### To do
In the entries below, find the line with "Clone this diagram in TikZ." and the line with "minimum width=262pt, minimum", then retype both and everything between them exactly. Do not copy the pictures.

╔══

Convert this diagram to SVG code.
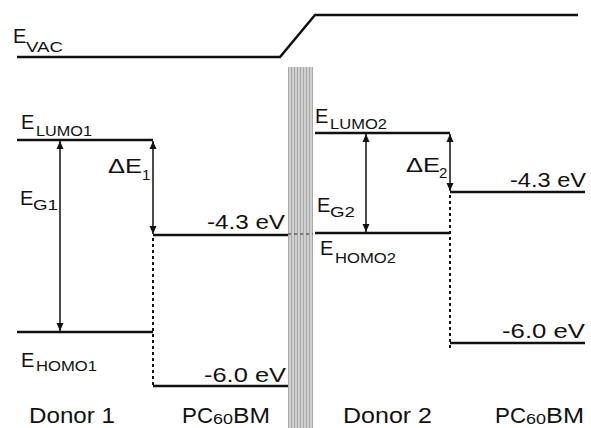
<svg xmlns="http://www.w3.org/2000/svg" width="591" height="428" viewBox="0 0 591 428">
<style>
text{font-family:"Liberation Sans",Arial,sans-serif;fill:#111}
.lvl{stroke:#111;stroke-width:2.5;fill:none}
.arr{stroke:#111;stroke-width:1.5;fill:none}
.dot{stroke:#111;stroke-width:2;stroke-dasharray:3 3;fill:none}
.big{font-size:22px}
.ev{font-size:20px}
.e{font-size:20px}
.sub{font-size:15px}
.sub60{font-size:14px}
</style>
<defs>
<marker id="ah" viewBox="0 0 8 8" refX="8" refY="4" markerWidth="8" markerHeight="8" markerUnits="userSpaceOnUse" orient="auto-start-reverse">
<path d="M0,0.5 L8,4 L0,7.5 z" fill="#111"/>
</marker>
<pattern id="stripes" width="3" height="3" patternUnits="userSpaceOnUse">
<rect width="3" height="3" fill="#cfcfcf"/>
<rect width="1" height="3" fill="#a9a9a9"/>
</pattern>
</defs>
<rect width="591" height="428" fill="#fff"/>

<g id="interface">
<rect x="288" y="67" width="25" height="361" fill="url(#stripes)"/>
<line x1="288" y1="234" x2="313" y2="234" stroke="#777" stroke-width="2" stroke-dasharray="3 3"/>
</g>

<g id="vacuum">
<path class="lvl" d="M17,57 H280 L315,15 H578" stroke-width="2"/>
<text class="e" x="13" y="43" font-size="21">E</text>
<text x="26" y="52" font-size="14" textLength="37" lengthAdjust="spacingAndGlyphs">VAC</text>
</g>

<g id="donor1">
<line class="lvl" x1="17" y1="140" x2="153" y2="140"/>
<line class="lvl" x1="17" y1="332" x2="153" y2="332"/>
<text class="e" x="21" y="129">E</text>
<text class="sub" x="36" y="136" textLength="56" lengthAdjust="spacingAndGlyphs">LUMO1</text>
<text class="e" x="21" y="367">E</text>
<text class="sub" x="36" y="371" textLength="61" lengthAdjust="spacingAndGlyphs">HOMO1</text>
<text class="e" x="20" y="205">E</text>
<text class="sub" x="33" y="210" textLength="25" lengthAdjust="spacingAndGlyphs">G1</text>
<text class="big" x="29" y="423" textLength="86" lengthAdjust="spacingAndGlyphs">Donor 1</text>
</g>

<g id="pcbm1">
<line class="lvl" x1="153" y1="235" x2="288" y2="235"/>
<line class="lvl" x1="153" y1="386" x2="288" y2="386"/>
<text class="ev" x="207" y="229" textLength="78" lengthAdjust="spacingAndGlyphs">-4.3 eV</text>
<text class="ev" x="204" y="382" textLength="82" lengthAdjust="spacingAndGlyphs">-6.0 eV</text>
<text class="big" x="182" y="423" textLength="31" lengthAdjust="spacingAndGlyphs">PC</text>
<text class="sub60" x="213" y="424" textLength="20" lengthAdjust="spacingAndGlyphs">60</text>
<text class="big" x="233" y="423" textLength="37" lengthAdjust="spacingAndGlyphs">BM</text>
</g>

<g id="donor2">
<line class="lvl" x1="315" y1="133" x2="450" y2="133"/>
<line class="lvl" x1="315" y1="233" x2="450" y2="233"/>
<text class="e" x="315" y="123">E</text>
<text class="sub" x="330" y="129" textLength="57" lengthAdjust="spacingAndGlyphs">LUMO2</text>
<text class="e" x="320" y="255">E</text>
<text class="sub" x="335" y="263" textLength="61" lengthAdjust="spacingAndGlyphs">HOMO2</text>
<text class="e" x="317" y="212">E</text>
<text class="sub" x="330" y="217" textLength="25" lengthAdjust="spacingAndGlyphs">G2</text>
<text class="big" x="343" y="423" textLength="89" lengthAdjust="spacingAndGlyphs">Donor 2</text>
</g>

<g id="pcbm2">
<line class="lvl" x1="450" y1="192" x2="585" y2="192"/>
<line class="lvl" x1="450" y1="343" x2="585" y2="343"/>
<text class="ev" x="510" y="187" textLength="76" lengthAdjust="spacingAndGlyphs">-4.3 eV</text>
<text class="ev" x="502" y="338" textLength="83" lengthAdjust="spacingAndGlyphs">-6.0 eV</text>
<text class="big" x="495" y="423" textLength="31" lengthAdjust="spacingAndGlyphs">PC</text>
<text class="sub60" x="526" y="424" textLength="20" lengthAdjust="spacingAndGlyphs">60</text>
<text class="big" x="546" y="423" textLength="38" lengthAdjust="spacingAndGlyphs">BM</text>
</g>

<g id="offset1">
<text class="e" x="108" y="173" textLength="34" lengthAdjust="spacingAndGlyphs">ΔE</text>
<text class="sub" x="142" y="180">1</text>
</g>

<g id="offset2">
<text class="e" x="406" y="172" textLength="34" lengthAdjust="spacingAndGlyphs">ΔE</text>
<text class="sub" x="439" y="178">2</text>
</g>

<g id="connectors">
<line class="arr" x1="60" y1="141" x2="60" y2="331" marker-start="url(#ah)" marker-end="url(#ah)"/>
<line class="arr" x1="153" y1="141" x2="153" y2="234" marker-start="url(#ah)" marker-end="url(#ah)"/>
<line class="arr" x1="366" y1="134" x2="366" y2="232" marker-start="url(#ah)" marker-end="url(#ah)"/>
<line class="arr" x1="450" y1="134" x2="450" y2="191" marker-start="url(#ah)" marker-end="url(#ah)"/>
<line class="dot" x1="153" y1="238" x2="153" y2="386"/>
<line class="dot" x1="450" y1="195" x2="450" y2="350"/>
</g>
</svg>
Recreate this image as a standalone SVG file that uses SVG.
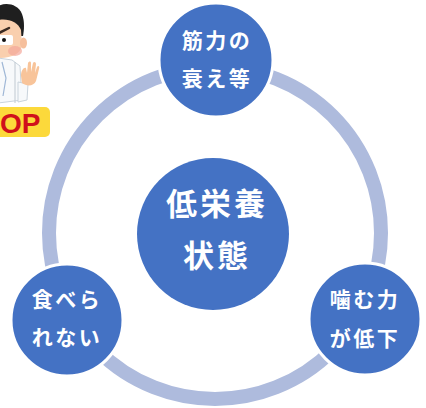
<svg xmlns="http://www.w3.org/2000/svg" width="426" height="408" viewBox="0 0 426 408">
  <style>
    .node { fill: #4472c4; stroke: #ffffff; stroke-width: 3; }
    .hub { fill: #4472c4; }
    .label { fill: #ffffff; font-family: "Noto Sans CJK JP", "Noto Sans", sans-serif; font-weight: bold; text-anchor: middle; dominant-baseline: central; }
    .small { font-size: 21px; letter-spacing: 2.5px; }
    .big { font-size: 31px; letter-spacing: 3px; }
  </style>

  <!-- doctor illustration, partly cut off at the left edge -->
  <g id="illustration">
    <!-- hair -->
    <path d="M-2,6 C6,2 18,4 22,14 C25,22 24,30 23,36 L-2,36 Z" fill="#1f1f1f"/>
    <!-- face and ear -->
    <path d="M-2,20 C8,18 18,22 21,30 L22,46 C20,54 12,58 -2,58 Z" fill="#f9cfae"/>
    <ellipse cx="23.5" cy="43" rx="3.5" ry="5.5" fill="#f6bf9c"/>
    <!-- eyebrow, eye and blush -->
    <path d="M-1,33 L9,28" stroke="#3a2a22" stroke-width="2.5" stroke-linecap="round"/>
    <rect x="-2" y="35" width="15" height="10" rx="2" fill="#ffffff"/>
    <circle cx="4" cy="40" r="2" fill="#111111"/>
    <ellipse cx="15" cy="51" rx="7" ry="5" fill="#f4a79a" opacity="0.7"/>
    <!-- white coat -->
    <path d="M-2,58 L12,60 L20,66 L22,100 L-2,103 Z" fill="#f7f9fb" stroke="#c9d3dc" stroke-width="1"/>
    <path d="M2,62 L6,78 L3,96" fill="none" stroke="#9fb7d6" stroke-width="1.2"/>
    <path d="M15,62 L15,103" stroke="#c0c9d1" stroke-width="1"/>
    <!-- sleeve and raised hand -->
    <path d="M18,82 L28,84 L27,100 L18,102 Z" fill="#f7f9fb" stroke="#c9d3dc" stroke-width="1"/>
    <path d="M21,76 C21,70 24,67 26,68 L27,73 L28,63 C29,61 31,61 31,63 L31,72 L33,63 C34,61 36,62 36,64 L35,73 L37,67 C38,65 40,66 39,69 L36,81 C34,86 27,87 22,83 Z" fill="#f8c49a"/>
    <!-- STOP sign -->
    <rect x="-10" y="107" width="60" height="30" rx="5" fill="#fcd93b"/>
    <text x="0" y="133" font-family="Liberation Sans, Arial, sans-serif" font-weight="bold" font-size="28" fill="#d0101b">OP</text>
  </g>

  <!-- connectors: the cycle ring joining the three factors -->
  <g id="connectors">
    <circle cx="215" cy="233" r="166" fill="none" stroke="#aebbdd" stroke-width="14"/>
  </g>

  <g id="hub">
    <circle class="hub" cx="213" cy="234" r="76"/>
    <text class="label big" x="217" y="201">低栄養</text>
    <text class="label big" x="217" y="253">状態</text>
  </g>

  <g id="node-muscle">
    <circle class="node" cx="216" cy="60" r="57"/>
    <text class="label small" x="217" y="39">筋力の</text>
    <text class="label small" x="217" y="77">衰え等</text>
  </g>

  <g id="node-eating">
    <circle class="node" cx="67" cy="320" r="56"/>
    <text class="label small" x="67" y="298">食べら</text>
    <text class="label small" x="67" y="336">れない</text>
  </g>

  <g id="node-chewing">
    <circle class="node" cx="365" cy="319" r="56"/>
    <text class="label small" x="365" y="298">噛む力</text>
    <text class="label small" x="365" y="337">が低下</text>
  </g>
</svg>
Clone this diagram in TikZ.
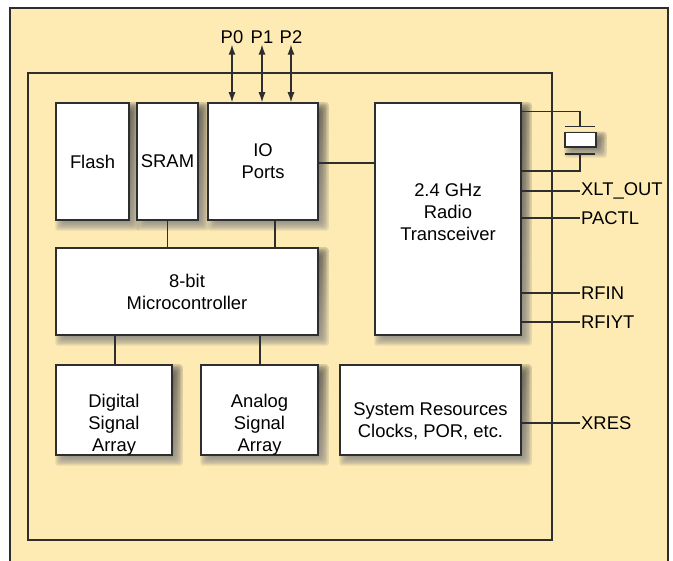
\documentclass[tikz,border=0pt]{standalone}
\usepackage{fontspec}
\setmainfont{Liberation Sans}
\usetikzlibrary{arrows.meta}
\definecolor{panel}{HTML}{FEEBB4}
\definecolor{edge}{HTML}{2E2E2E}
\definecolor{shade}{HTML}{3A2E08}

\pgfdeclarelayer{bg}
\pgfdeclarelayer{shadowlayer}
\pgfsetlayers{bg,shadowlayer,main}

% weicher Schatten rechts unten
\newcommand{\softshadow}[1]{%
  \begin{pgfonlayer}{shadowlayer}
    \foreach \e in {-4,-2.5,...,5.5} {
      \fill[shade, opacity=0.1, rounded corners=3pt]
        ([shift={(5pt-\e pt,-5pt+\e pt)}]#1.north west) rectangle
        ([shift={(5pt+\e pt,-5pt-\e pt)}]#1.south east);
    }
  \end{pgfonlayer}}

\begin{document}
\begin{tikzpicture}[
    x=1pt, y=-1pt,
    font=\fontsize{18.4}{22}\selectfont,
    >={Latex[length=10pt,width=7pt]},
    block/.style={draw=edge, line width=1.5pt, fill=white, inner sep=0pt, align=center},
    txt/.style={align=center, inner sep=0pt},
    pinlbl/.style={anchor=west, inner sep=1pt},
    wire/.style={draw=edge, line width=1.3pt}
]
\useasboundingbox (0,0) rectangle (673,561);

% --- RAHMEN ---
\begin{pgfonlayer}{bg}
  \fill[panel] (10,8) rectangle (668,561);
\end{pgfonlayer}
\draw[edge, line width=1.8pt] (10,561) -- (10,8) -- (668,8) -- (668,561);
\draw[edge, line width=1.5pt] (28,73) rectangle (552,540);

% --- BLOECKE OBEN ---
\node[block, minimum width=73pt, minimum height=117pt] (flash) at (92.5,161.5) {Flash};
\node[block, minimum width=61pt, minimum height=117pt] (sram) at (167.5,161.5) {SRAM};
\node[block, minimum width=110pt, minimum height=117pt] (io) at (263,161.5) {IO\\Ports};
\node[block, minimum width=146pt, minimum height=232pt] (radio) at (448,219) {};
\node[txt] (radiotxt) at (448,212) {2.4 GHz\\Radio\\Transceiver};

% --- MIKROCONTROLLER ---
\node[block, minimum width=262pt, minimum height=87pt] (mcu) at (187,291.5) {8-bit\\Microcontroller};

% --- BLOECKE UNTEN ---
\node[block, minimum width=116pt, minimum height=90pt] (digital) at (114,410) {};
\node[txt] (digitaltxt) at (114,425) {Digital\\Signal\\Array};
\node[block, minimum width=117pt, minimum height=90pt] (analog) at (259.5,410) {};
\node[txt] (analogtxt) at (259.5,425) {Analog\\Signal\\Array};
\node[block, minimum width=181pt, minimum height=90pt] (sysres) at (430.5,410) {};
\node[txt] (sysrestxt) at (430.5,421) {System Resources\\Clocks, POR, etc.};

% --- VERBINDUNGEN ---
\draw[wire] (sram.south) -- (sram.south |- mcu.north);
\draw[wire] (io.south -| 275,0) -- (mcu.north -| 275,0);
\draw[wire] (mcu.south -| 115,0) -- (digital.north -| 115,0);
\draw[wire] (mcu.south -| 260,0) -- (analog.north -| 260,0);
\draw[wire] (io.east |- 0,163) -- (radio.west |- 0,163);

% --- PORTS P0..P2 ---
\foreach \name/\px in {P0/232, P1/262, P2/291} {
    \node[inner sep=1pt] (\name) at (\px,37) {\name};
    \draw[wire, <->] (\name.south) -- (\name.south |- io.north);
}

% --- QUARZ ---
\node[block, minimum width=31pt, minimum height=14.5pt] (xtal) at (580.5,139.75) {};
\draw[wire] (radio.east |- 0,111.5) -- (580,111.5) -- (580,126.5);
\draw[wire] (radio.east |- 0,171) -- (580,171) -- (580,154);
\draw[wire] (565,126.5) -- (595,126.5);
\draw[wire] (565,154) -- (595,154);

% --- PINS ---
\foreach \pin/\py/\ptext in {xltout/191/XLT\_OUT, pactl/218/PACTL, rfin/293/RFIN, rfiyt/322/RFIYT} {
    \node[pinlbl] (\pin) at (580,\py) {\ptext};
    \draw[wire] (\pin.west -| radio.east) -- (\pin.west);
}
\node[pinlbl] (xres) at (580,423) {XRES};
\draw[wire] (xres.west -| sysres.east) -- (xres.west);

% --- SCHATTEN ---
\foreach \b in {flash, sram, io, radio, mcu, digital, analog, sysres, xtal} {
    \softshadow{\b}
}
\end{tikzpicture}
\end{document}
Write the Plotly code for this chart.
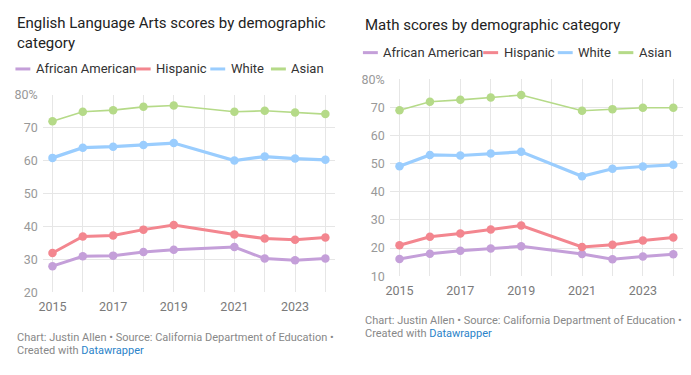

╚══

### Answer to the exercise
Clone this diagram in TikZ.
\documentclass[tikz,border=0pt]{standalone}
\usepackage{fontspec}
\setmainfont{Liberation Sans}
\usetikzlibrary{arrows.meta}
\definecolor{panel}{HTML}{FEEBB4}
\definecolor{edge}{HTML}{2E2E2E}
\definecolor{shade}{HTML}{3A2E08}

\pgfdeclarelayer{bg}
\pgfdeclarelayer{shadowlayer}
\pgfsetlayers{bg,shadowlayer,main}

% weicher Schatten rechts unten
\newcommand{\softshadow}[1]{%
  \begin{pgfonlayer}{shadowlayer}
    \foreach \e in {-4,-2.5,...,5.5} {
      \fill[shade, opacity=0.1, rounded corners=3pt]
        ([shift={(5pt-\e pt,-5pt+\e pt)}]#1.north west) rectangle
        ([shift={(5pt+\e pt,-5pt-\e pt)}]#1.south east);
    }
  \end{pgfonlayer}}

\begin{document}
\begin{tikzpicture}[
    x=1pt, y=-1pt,
    font=\fontsize{18.4}{22}\selectfont,
    >={Latex[length=10pt,width=7pt]},
    block/.style={draw=edge, line width=1.5pt, fill=white, inner sep=0pt, align=center},
    txt/.style={align=center, inner sep=0pt},
    pinlbl/.style={anchor=west, inner sep=1pt},
    wire/.style={draw=edge, line width=1.3pt}
]
\useasboundingbox (0,0) rectangle (673,561);

% --- RAHMEN ---
\begin{pgfonlayer}{bg}
  \fill[panel] (10,8) rectangle (668,561);
\end{pgfonlayer}
\draw[edge, line width=1.8pt] (10,561) -- (10,8) -- (668,8) -- (668,561);
\draw[edge, line width=1.5pt] (28,73) rectangle (552,540);

% --- BLOECKE OBEN ---
\node[block, minimum width=73pt, minimum height=117pt] (flash) at (92.5,161.5) {Flash};
\node[block, minimum width=61pt, minimum height=117pt] (sram) at (167.5,161.5) {SRAM};
\node[block, minimum width=110pt, minimum height=117pt] (io) at (263,161.5) {IO\\Ports};
\node[block, minimum width=146pt, minimum height=232pt] (radio) at (448,219) {};
\node[txt] (radiotxt) at (448,212) {2.4 GHz\\Radio\\Transceiver};

% --- MIKROCONTROLLER ---
\node[block, minimum width=262pt, minimum height=87pt] (mcu) at (187,291.5) {8-bit\\Microcontroller};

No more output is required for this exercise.